Kropotkine adhère à la théorie de l’évolution développée par Charles Darwin une quarantaine d’années auparavant. Mais il réfute l’idée que la compétition soit le seul facteur guidant l’évolution : les exemples d’entraide et de coopération entre individus et entre espèces sont en réalité légion, permettent de partager nourriture, abri et protection et donc de mieux garantir la survie.

Les vertus de l’entraide, réhabilitée scientifiquement par Kropotkine comme étant un comportement « naturel », lui permettent de contrecarrer l’argumentaire de ce qu’on appellera ensuite le « darwinisme social ». C’est-à-dire un détournement impropre du darwinisme, calqué sur les sociétés humaines pour justifier les inégalités et la compétition de tous contre tous. La fameuse « vertu » de l’égoïsme défendue par les apologistes du marché et du libéralisme économique.

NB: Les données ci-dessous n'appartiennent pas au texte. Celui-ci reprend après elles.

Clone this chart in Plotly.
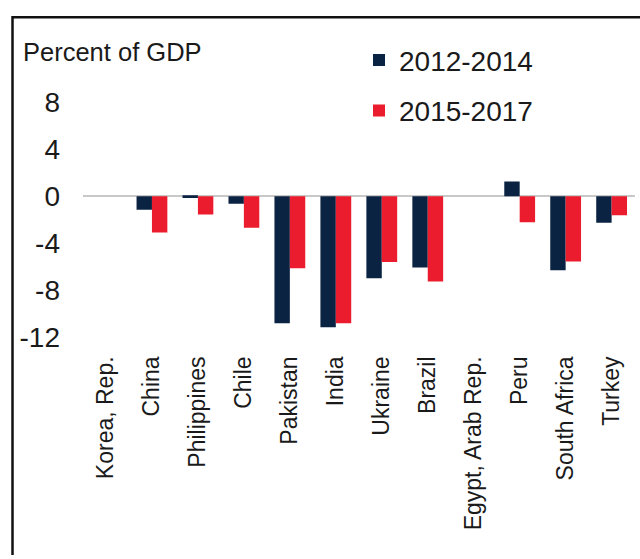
import plotly.graph_objects as go

countries = ["Korea, Rep.", "China", "Philippines", "Chile", "Pakistan", "India",
             "Ukraine", "Brazil", "Egypt, Arab Rep.", "Peru", "South Africa", "Turkey"]
s2012_2014 = [None, -1.15, -0.15, -0.64, -10.83, -11.16, -6.98, -6.08, None, 1.26, -6.31, -2.26]
s2015_2017 = [None, -3.10, -1.56, -2.68, -6.14, -10.83, -5.61, -7.26, None, -2.23, -5.56, -1.62]
y_ticks = [8, 4, 0, -4, -8, -12]

NAVY = "#0b2343"
RED = "#eb1c2d"
FONT = "Liberation Sans, Arial, sans-serif"
TXT = "#1a1a1a"

W, H = 640, 559

fig = go.Figure()
fig.add_trace(go.Bar(x=countries, y=s2012_2014, name="2012-2014",
                     marker=dict(color=NAVY, line=dict(width=0)), legendgroup="a"))
fig.add_trace(go.Bar(x=countries, y=s2015_2017, name="2015-2017",
                     marker=dict(color=RED, line=dict(width=0)), legendgroup="b"))

zero_px = 192.3
ppu = 12.0
ymin, ymax = -13.0, 8.6
top_px = zero_px - ymax * ppu
bot_px = zero_px - ymin * ppu

fig.update_layout(
    width=W, height=H,
    margin=dict(l=0, r=0, t=0, b=0),
    paper_bgcolor="white", plot_bgcolor="white",
    barmode="group", bargap=0.33, bargroupgap=0,
    showlegend=True,
    legend=dict(x=359 / W, y=1 - 28 / H, xanchor="left", yanchor="top",
                bgcolor="rgba(0,0,0,0)", font=dict(family=FONT, size=28, color=TXT),
                traceorder="grouped", tracegroupgap=11, itemwidth=30),
    xaxis=dict(domain=[83 / W, 634.6 / W], showgrid=False, showline=False, zeroline=False,
               tickangle=-90, tickfont=dict(family=FONT, size=23, color=TXT),
               ticks="", ticklabelstandoff=2, categoryorder="array", categoryarray=countries),
    yaxis=dict(domain=[1 - bot_px / H, 1 - top_px / H], range=[ymin, ymax],
               showgrid=False, showline=False, zeroline=True, zerolinecolor="#c8c8c8",
               zerolinewidth=1.5, tickvals=y_ticks, ticktext=[str(v) for v in y_ticks],
               tickfont=dict(family=FONT, size=28, color=TXT), ticks="",
               ticklabelstandoff=22),
    annotations=[dict(text="Percent of GDP", xref="paper", yref="paper", x=21 / W, y=1 - 45 / H,
                      xanchor="left", yanchor="middle", showarrow=False,
                      font=dict(family=FONT, size=25.5, color=TXT))],
    shapes=[dict(type="path", xref="paper", yref="paper",
                 path=f"M {12.5/W},0 L {12.5/W},{1-9.5/H} L 1,{1-9.5/H}",
                 line=dict(color="#111111", width=2.5))],
)

post = ("document.body.style.margin='0px';"
        "var gd=document.getElementById('{plot_id}');"
        "gd.style.position='absolute';gd.style.top='0px';gd.style.left='0px';")
fig.write_html("out.html", post_script=post, config={"displayModeBar": False})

L’Entraide, un facteur de l’évolution est un essai de Pierre Kropotkine paru en 1902. Le penseur russe y montre que d’autres formes d’organisation, basées sur l’entraide et l’autogestion, sont possibles.
© E.B / Reporterre

Pour le théoricien de l’anarcho-communisme qu’était également Pierre Kropotkine, documenter l’omniprésence de l’entraide dans le vivant avait donc également une visée politique. Il fut ainsi l’un des inspirateurs de l’écologie sociale, portée notamment par Murray Bookchin. Si l’état de nature n’est plus une guerre permanente, si l’homme n’est plus nécessairement un loup pour l’homme, alors il devient concevable de s’émanciper à la fois du Léviathan étatique et de la loi d’airain du marché et inventer d’autres mondes, de l’anarcho-communisme au municipalisme libertaire.

L’héritage de Pierre Kropotkine continue d’abreuver les penseurs contemporains de l’écologie. Une belle raison de faire de l’entraide le mot d’ordre pour les fêtes de fin d’année et de célébrer, le 25 bouvreuil, la fête de la symbiose.